*STATED TASK:* Give the lines of the material verbatim, from the first line to the line with "(0,0) rectangle (719,719);", including both.

*MATERIAL:*
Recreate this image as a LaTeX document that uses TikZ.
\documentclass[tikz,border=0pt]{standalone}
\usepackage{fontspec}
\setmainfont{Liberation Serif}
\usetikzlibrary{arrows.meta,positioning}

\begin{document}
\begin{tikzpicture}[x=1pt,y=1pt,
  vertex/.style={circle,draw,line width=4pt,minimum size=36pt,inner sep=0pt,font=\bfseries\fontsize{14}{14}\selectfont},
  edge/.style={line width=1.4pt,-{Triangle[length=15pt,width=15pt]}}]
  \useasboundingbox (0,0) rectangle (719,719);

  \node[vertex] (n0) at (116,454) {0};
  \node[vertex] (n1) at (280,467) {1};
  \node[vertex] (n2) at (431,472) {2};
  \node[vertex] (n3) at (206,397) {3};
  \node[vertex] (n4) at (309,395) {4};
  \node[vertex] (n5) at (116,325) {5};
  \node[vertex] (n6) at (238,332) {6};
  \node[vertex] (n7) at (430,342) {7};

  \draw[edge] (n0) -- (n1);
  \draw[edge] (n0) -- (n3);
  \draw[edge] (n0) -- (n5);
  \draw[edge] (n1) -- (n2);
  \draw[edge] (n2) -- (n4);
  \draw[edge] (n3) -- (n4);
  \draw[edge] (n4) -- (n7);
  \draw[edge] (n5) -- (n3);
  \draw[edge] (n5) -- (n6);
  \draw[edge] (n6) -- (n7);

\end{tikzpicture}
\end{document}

*EXERCISE RESULT:*
Recreate this image as a LaTeX document that uses TikZ.
\documentclass[tikz,border=0pt]{standalone}
\usepackage{fontspec}
\setmainfont{Liberation Serif}
\usetikzlibrary{arrows.meta,positioning}

\begin{document}
\begin{tikzpicture}[x=1pt,y=1pt,
  vertex/.style={circle,draw,line width=4pt,minimum size=36pt,inner sep=0pt,font=\bfseries\fontsize{14}{14}\selectfont},
  edge/.style={line width=1.4pt,-{Triangle[length=15pt,width=15pt]}}]
  \useasboundingbox (0,0) rectangle (719,719);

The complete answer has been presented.